Copy each line of the material below that includes the string "matplotlib".

--- Entries provided ---
########

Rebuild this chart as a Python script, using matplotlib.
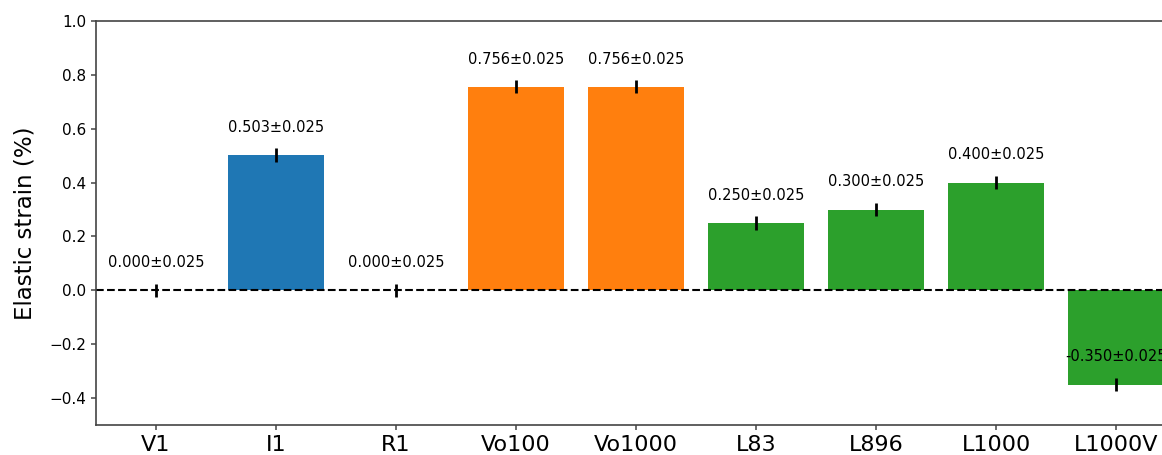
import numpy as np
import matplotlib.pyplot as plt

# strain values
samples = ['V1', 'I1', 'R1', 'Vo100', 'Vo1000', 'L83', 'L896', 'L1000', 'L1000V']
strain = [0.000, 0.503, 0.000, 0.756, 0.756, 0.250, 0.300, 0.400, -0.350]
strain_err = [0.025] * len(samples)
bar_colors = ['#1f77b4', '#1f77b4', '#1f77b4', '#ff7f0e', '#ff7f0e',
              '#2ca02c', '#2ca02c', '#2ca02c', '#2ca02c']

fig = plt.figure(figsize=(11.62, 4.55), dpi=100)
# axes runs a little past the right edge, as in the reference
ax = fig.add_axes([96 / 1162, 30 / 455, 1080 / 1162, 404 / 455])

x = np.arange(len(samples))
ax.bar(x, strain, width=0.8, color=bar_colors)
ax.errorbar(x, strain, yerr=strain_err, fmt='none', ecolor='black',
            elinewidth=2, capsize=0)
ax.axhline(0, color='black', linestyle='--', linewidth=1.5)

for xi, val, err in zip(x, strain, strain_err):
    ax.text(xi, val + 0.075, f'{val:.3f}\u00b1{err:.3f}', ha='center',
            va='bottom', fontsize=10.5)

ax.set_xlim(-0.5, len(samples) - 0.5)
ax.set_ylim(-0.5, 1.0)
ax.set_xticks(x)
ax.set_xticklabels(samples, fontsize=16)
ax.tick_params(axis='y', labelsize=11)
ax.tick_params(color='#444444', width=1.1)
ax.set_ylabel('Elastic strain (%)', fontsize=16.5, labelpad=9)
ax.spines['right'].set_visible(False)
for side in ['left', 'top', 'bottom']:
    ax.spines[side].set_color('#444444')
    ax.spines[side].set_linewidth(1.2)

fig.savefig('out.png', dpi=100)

########

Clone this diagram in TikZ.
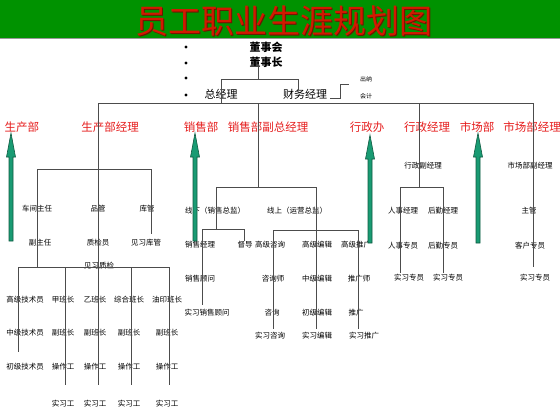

########

--- Correct response ---
Rebuild this chart as a Python script, using matplotlib.
import matplotlib.pyplot as plt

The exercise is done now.